| Dataset section |
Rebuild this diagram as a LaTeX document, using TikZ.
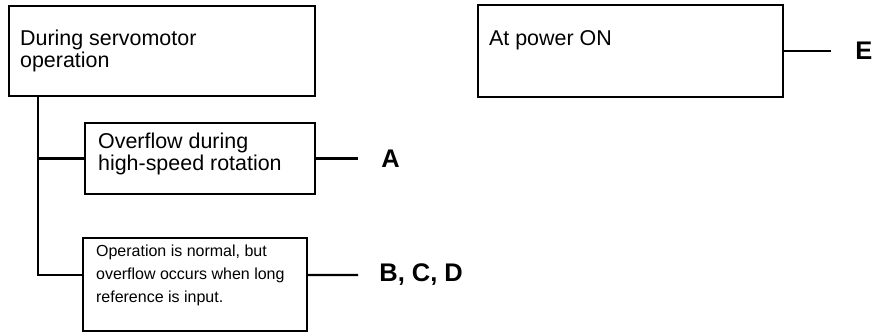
\documentclass[tikz,border=0pt]{standalone}
\usepackage{fontspec}
\setmainfont{Liberation Sans}
\usepackage{tikz}
\usetikzlibrary{positioning, calc}

\tikzset{
  box/.style={draw, line width=1.4pt, inner sep=0pt},
  boxtext/.style={font=\fontsize{12.2}{12.5}\selectfont, align=left, inner sep=0pt},
  smalltext/.style={font=\fontsize{9.1}{13}\selectfont, align=left, inner sep=0pt},
  tag/.style={font=\fontsize{14.5}{16}\selectfont\bfseries, inner sep=0pt, anchor=west},
  wire/.style={line width=1.4pt}
}

\begin{document}
\begin{tikzpicture}
  \useasboundingbox (0, 0) rectangle (17.6, 6.66);
  % boxes
  \node[box, minimum width=6.12cm, minimum height=1.8cm] (servo) at (3.24, 5.64) {};
  \node[box, minimum width=4.6cm, minimum height=1.42cm] (highspeed) at (4.0, 3.49) {};
  \node[box, minimum width=4.48cm, minimum height=1.86cm] (normal) at (3.90, 0.97) {};
  \node[box, minimum width=6.1cm, minimum height=1.84cm] (poweron) at (12.61, 5.64) {};
  % texts in the boxes
  \node[boxtext, below right=0.5cm and 0.24cm of servo.north west] (servotext) {During servomotor\\operation};
  \node[boxtext, below right=0.22cm and 0.28cm of highspeed.north west] (highspeedtext) {Overflow during\\high-speed rotation};
  \node[smalltext, below right=0.16cm and 0.28cm of normal.north west] (normaltext) {Operation is normal, but\\overflow occurs when long\\reference is input.};
  \node[boxtext, below right=0.52cm and 0.24cm of poweron.north west] (powerontext) {At power ON};
  % tree on the left
  \coordinate (trunk) at (0.76, 0);
  \coordinate (normaljoin) at ($(normal.west)+(0, 0.19)$);
  \draw[wire] (servo.south -| trunk) |- (normaljoin);
  \draw[wire] (trunk |- highspeed.west) -- (highspeed.west);
  % lines to the causes
  \coordinate (endA) at (7.16, 3.49);
  \coordinate (endBCD) at (7.16, 1.16);
  \coordinate (endE) at (16.62, 5.64);
  \draw[wire] (highspeed.east) -- (endA);
  \draw[wire] (normaljoin -| normal.east) -- (endBCD);
  \draw[wire] (poweron.east) -- (endE);
  \node[tag, right=0.46cm of endA] (causeA) {A};
  \node[tag, right=0.42cm of endBCD] (causeBCD) {B, C, D};
  \node[tag, right=0.48cm of endE] (causeE) {E};
\end{tikzpicture}
\end{document}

| Exercise brief |
Working from the lines above, reproduce the material exactly and exclude its pictures.

| Exercise output |
Rebuild this diagram as a LaTeX document, using TikZ.
\documentclass[tikz,border=0pt]{standalone}
\usepackage{fontspec}
\setmainfont{Liberation Sans}
\usepackage{tikz}
\usetikzlibrary{positioning, calc}

\tikzset{
  box/.style={draw, line width=1.4pt, inner sep=0pt},
  boxtext/.style={font=\fontsize{12.2}{12.5}\selectfont, align=left, inner sep=0pt},
  smalltext/.style={font=\fontsize{9.1}{13}\selectfont, align=left, inner sep=0pt},
  tag/.style={font=\fontsize{14.5}{16}\selectfont\bfseries, inner sep=0pt, anchor=west},
  wire/.style={line width=1.4pt}
}

\begin{document}
\begin{tikzpicture}
  \useasboundingbox (0, 0) rectangle (17.6, 6.66);
  % boxes
  \node[box, minimum width=6.12cm, minimum height=1.8cm] (servo) at (3.24, 5.64) {};
  \node[box, minimum width=4.6cm, minimum height=1.42cm] (highspeed) at (4.0, 3.49) {};
  \node[box, minimum width=4.48cm, minimum height=1.86cm] (normal) at (3.90, 0.97) {};
  \node[box, minimum width=6.1cm, minimum height=1.84cm] (poweron) at (12.61, 5.64) {};
  % texts in the boxes
  \node[boxtext, below right=0.5cm and 0.24cm of servo.north west] (servotext) {During servomotor\\operation};
  \node[boxtext, below right=0.22cm and 0.28cm of highspeed.north west] (highspeedtext) {Overflow during\\high-speed rotation};
  \node[smalltext, below right=0.16cm and 0.28cm of normal.north west] (normaltext) {Operation is normal, but\\overflow occurs when long\\reference is input.};
  \node[boxtext, below right=0.52cm and 0.24cm of poweron.north west] (powerontext) {At power ON};
  % tree on the left
  \coordinate (trunk) at (0.76, 0);
  \coordinate (normaljoin) at ($(normal.west)+(0, 0.19)$);
  \draw[wire] (servo.south -| trunk) |- (normaljoin);
  \draw[wire] (trunk |- highspeed.west) -- (highspeed.west);
  % lines to the causes
  \coordinate (endA) at (7.16, 3.49);
  \coordinate (endBCD) at (7.16, 1.16);
  \coordinate (endE) at (16.62, 5.64);
  \draw[wire] (highspeed.east) -- (endA);
  \draw[wire] (normaljoin -| normal.east) -- (endBCD);
  \draw[wire] (poweron.east) -- (endE);
  \node[tag, right=0.46cm of endA] (causeA) {A};
  \node[tag, right=0.42cm of endBCD] (causeBCD) {B, C, D};
  \node[tag, right=0.48cm of endE] (causeE) {E};
\end{tikzpicture}
\end{document}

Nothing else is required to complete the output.